If you commute to campus like I do, then I’m sure that you are more than familiar with the perils of university traffic. I came to Binghamton as a transfer student last fall and from the moment that I arrived, traffic has been one of my greatest qualms. Maybe it’s just because I come from the backcountry that is Upstate New York, where traffic congestion is almost never an issue outside of the tourist season. However, I remain convinced that traffic is one of Binghamton University’s biggest issues at the moment.
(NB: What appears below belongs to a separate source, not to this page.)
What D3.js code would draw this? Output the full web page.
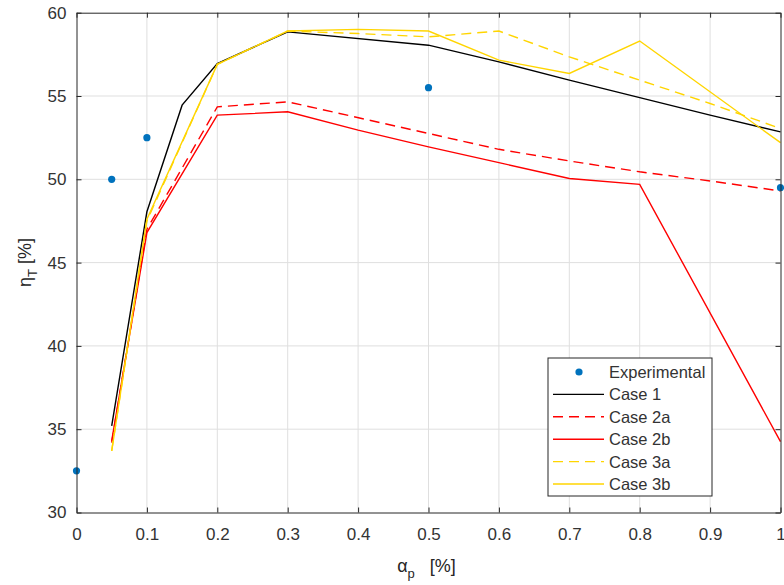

During my time here, I have identified three main areas of frustration related to traffic. The first issue is simply the amount of students who choose to commute to campus. Now, I’ll be the first to point out my own hypocrisy with this. I love the convenience of having my own car. It certainly is one of the greatest luxuries to be able to take my own vehicle to campus at a time when it’s best for me to do so. However, as students, we have access to a fantastic public transportation network. Not only can Binghamton University students use any OCCT bus without having to pay a fare, but they can also board any of the buses operated by Broome County Transit with a valid student ID, free of charge. Though it may be harder for more remote areas to find reliable transportation, if you live almost anywhere within the City of Binghamton or Johnson City, getting to campus via bus shouldn’t take any more than an hour at the most. I can’t help but grind my teeth when I see students who live at the U Club in the University Plaza (which is less than a mile from campus) driving their cars to campus despite the constant OCCT shuttle service and the fact that U Club even has its own shuttle service. Even if just a quarter of the students who currently commute switched to public transit, traffic congestion could be drastically reduced.

The second issue is the relationship between cars and pedestrians. Of course, legally speaking, drivers bear the largest amount of responsibility when it comes to avoiding a collision with pedestrians. However, safety is a two-way street (pardon the pun). I can’t tell you the number of times that I’ve seen people step out into the road directly in front of my car without looking. I’ve also witnessed groups of people casually walking in the middle of the road during busy times on numerous occasions. Luckily for them, I try my best to be a cautious driver. If the sidewalks are crowded with people, I will try to drive under the speed limit, and I’m always anticipating to stop for a car, cyclist or pedestrian. However, if my years of driving experience have taught me anything, it’s that most drivers aren’t cautious. I’m often amazed by the amount of trust that pedestrians seem to frequently grant drivers.

The third and, in my view, largest issue is the swarm of pedestrians that uses the group of crosswalks which connect the Lecture Hall area to the Hinman community and to the Rockefeller Center. During the times when several classes are dismissed at once from the Lecture Hall, there are hordes of students which crosses at this area. Of course, drivers must yield to pedestrians in these crosswalks, but they can sometimes be waiting for a break in the crowd for several minutes at a time. This increases stress for drivers. Stressed out drivers are more likely to make unwise decisions, such as attempting to barge through the crosswalk when they see even the slightest gap. Furthermore, vehicles sometimes block the crosswalks during this daily gridlock catastrophe which creates an unsafe situation for pedestrians who may be unable to see oncoming traffic.

If the administration truly cares about student safety, then I believe that they should seek to alleviate this dangerous traffic problem quickly. Whether they decide to have police officers directing traffic, to install traffic lights or to even build something as ambitious as pedestrian bridges, anything which would allow cars and pedestrians to flow more smoothly would be preferable to what we have now. Let’s not wait for a tragedy like a struck pedestrian to occur before deciding to take action.